3.2 内部結合や外部結合を使って条件を指定する
内部結合、および外部結結合の指定方法など詳しくは、次の記事をご参照下さい。
4.SELECT結果のレコード件数を返す
4.1 COUNT関数を使う
COUNT関数をSELECT文と組み合わせて使用することによって、発行したSELECT文の結果の行数を調査することができます。つまりWhere句に指定した条件を満たすレコードが、何行あるかの調査に使うことができます。
SELECT COUNT(*) FROM [データベースA] Where [条件];
上図のように、結果として件数が表示されました。
5.SELECT文に複雑な条件を指定する
5.1 GROUP BY句でデータを集計する
SQLでデータの集計を行いたい場合も、SELECT文を用います。「カラムA」の値が同じ項目ごとに「カラムB」の値を集計したい場合、次のようにSELECT文に「GROUP BY句」を組み合わせることで実現することが可能です。
なお基準項目、集計項目共に複数指定することができます。
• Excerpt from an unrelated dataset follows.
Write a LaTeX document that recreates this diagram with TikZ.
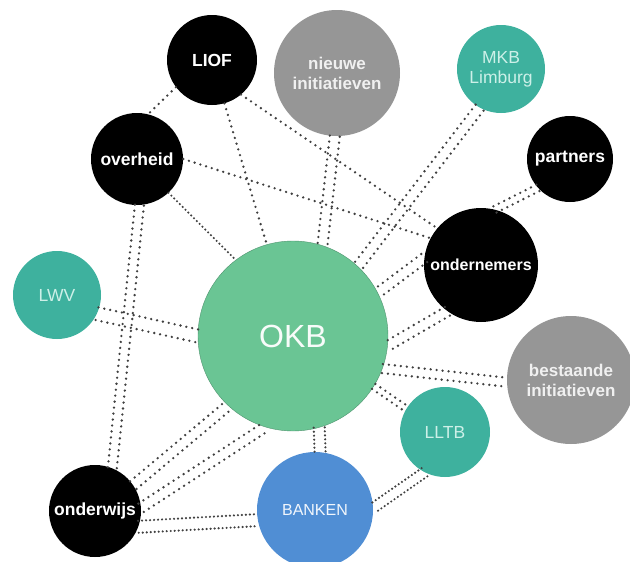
\documentclass[tikz,border=0pt]{standalone}
\usepackage{fontspec}
\setsansfont{Liberation Sans}
\usetikzlibrary{calc}
\definecolor{okbgreen}{RGB}{106,197,148}
\definecolor{tealbol}{RGB}{62,177,158}
\definecolor{blauwbol}{RGB}{80,142,212}
\definecolor{grijsbol}{RGB}{150,150,150}
\definecolor{tealtekst}{RGB}{205,240,232}
\tikzset{>=stealth}
\newcommand{\dubbel}[4][link]{%
  \draw[#1] ($(#3)!#2!90:(#4)$) -- ($(#4)!#2!-90:(#3)$);
  \draw[#1] ($(#3)!#2!-90:(#4)$) -- ($(#4)!#2!90:(#3)$);}

\begin{document}
\begin{tikzpicture}[x=1pt, y=-1pt,
    bol/.style={circle, inner sep=0pt, align=center, font=\sffamily\fontsize{17.5}{20}\selectfont},
    zwart/.style={bol, fill=black, text=white, font=\sffamily\bfseries\fontsize{17.5}{20}\selectfont},
    grijs/.style={bol, fill=grijsbol, text=white!94!black, font=\sffamily\bfseries\fontsize{17}{20}\selectfont},
    teal/.style={bol, fill=tealbol, text=tealtekst},
    link/.style={black!75, line width=2.6pt, line cap=round, dash pattern=on 0pt off 6pt},
    fijn/.style={link, dash pattern=on 0pt off 4pt, line width=2.4pt}]
    \useasboundingbox (0,0) rectangle (630,562);
    \node[bol, minimum size=190pt, fill=okbgreen, draw=okbgreen!75!black, line width=0.4pt,
          text=white!95!okbgreen, font=\sffamily\fontsize{32}{36}\selectfont] (okb) at (293,336) {OKB};
    \node[zwart, minimum size=90pt] (liof) at (212,60) {LIOF};
    \node[grijs, minimum size=126pt] (nieuw) at (337,73) {nieuwe\\initiatieven};
    \node[teal, minimum size=88pt] (mkb) at (501,69) {MKB\\Limburg};
    \node[zwart, minimum size=92pt] (overheid) at (137,159) {overheid};
    \node[zwart, minimum size=86pt] (partners) at (570,159) {partners};
    \node[zwart, minimum size=114pt, font=\sffamily\bfseries\fontsize{16}{20}\selectfont] (ondern) at (481,265) {ondernemers};
    \node[teal, minimum size=88pt] (lwv) at (57,295) {LWV};
    \node[grijs, minimum size=128pt] (bestaand) at (571,380) {bestaande\\initiatieven};
    \node[teal, minimum size=90pt] (lltb) at (445,432) {LLTB};
    \node[bol, minimum size=116pt, fill=blauwbol, text=white!92!blauwbol,
          font=\sffamily\fontsize{16}{20}\selectfont] (banken) at (315,510) {BANKEN};
    \node[zwart, minimum size=92pt] (onderwijs) at (95,511) {onderwijs};

    \draw[link] (liof.217) -- (overheid.76);
    \draw[link] (liof.-74) -- (okb.106);
    \draw[link] (liof.-50) -- (ondern.140);
    \draw[link] (overheid.0) -- (ondern.152);
    \draw[fijn] (overheid.-47) -- (okb.127);
    \dubbel{4.5pt}{overheid.-87}{onderwijs.68}
    \dubbel{5pt}{nieuw.-92}{okb.72}
    \dubbel{5pt}{mkb.241}{okb.47}
    \dubbel{3.5pt}{partners.222}{ondern.76}
    \dubbel{5pt}{ondern.173}{okb.27}
    \dubbel{5pt}{ondern.234}{okb.-6}
    \dubbel{6.5pt}{lwv.-25}{okb.180}
    \dubbel{4.5pt}{okb.-20}{bestaand.182}
    \dubbel{3pt}{okb.-32}{lltb.149}
    \dubbel[fijn]{5.5pt}{okb.-74.6}{banken.85}
    \dubbel{5pt}{onderwijs.34}{okb.227}
    \dubbel{5pt}{onderwijs.4}{okb.253}
    \dubbel[fijn]{6pt}{onderwijs.-20}{banken.190}
    \dubbel[fijn]{5pt}{lltb.243}{banken.2}
\end{tikzpicture}
\end{document}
また集計対象たる「カラムB」は、数値項目である必要があります。
SELECT [カラムA], SUM[カラムB] FROM [データベースA] GROUP BY [カラムA];
5.2 CASE句で条件付き分岐を指定する
SELECT文の中で条件付き分岐を行いたい場合、CASE句を使用します。
SELECT CASE WHEN [条件A] THEN [式A]
WHEN [条件B] THEN [式B]
ELSE [式C]
END FROM [テーブル名];
この場合、次のような流れで値を返却します。
・「条件A」がTRUEの場合、「式A」を返す。
・「条件A」がFALSE、「条件B」がTRUEの場合、「式B」を返す。
・「条件A」および「条件B」が共にFALSEの場合、「式C」を返す。
例では条件Aと条件Bの2つですが、この分岐はいくつでも(1つでも)OKです。
上図では、前項で登場したGROUP BY句と組み合わせて、金額が400以上のユーザに「GOLD」、100以上のユーザに「SILVER」、それ以外のユーザに「BRONZE」と表示させてみています。
5.3 GROUP_CONCATで結果を1行に結合して表示する
SQLでデータの集計を行いたい場合も、SELECT文を用います。
GROUP_CONCATを使用することで、SELECT結果を1行に連結して表示することが可能です。
SELECT GROUP_CONCAT([カラムA] SEPARATOR '[区切り文字]') FROM [テーブル名];
区切り文字には希望の文字が使用可能であり、不要な場合は空文字を指定することもできます。
GROUP_CONCATと通常のカラムを並列で出力することも可能ですが、そのとき通常指定のカラムが複数ある場合は最初の1つが出力対象になりますので、下図のようにWhere句と組み合わせるなどしてご利用下さい。
6.結果をCSVに出力する
6.1 SELECTの実行結果をCSVファイルに出力する
MySQLには、SELECT文を指定してその実行結果をCSVファイルに出力できる便利な機能があります。しっかりとした帳票を作るまでもない、ちょっとした記録などの用途にでも、ぜひご利用下さい。
CSV出力の詳しい方法については、次の過去記事をご参照下さい。
7.まとめ
SELECT文のいろいろな使い方について、いかがでしたでしょうか。SELECT文にCASEやGROUPを組み合わせることによって、複雑な結果を一発で取り出すことも可能です。SQLを扱っていると使用頻度は高いと思うので、ぜひ覚えてみて下さいね。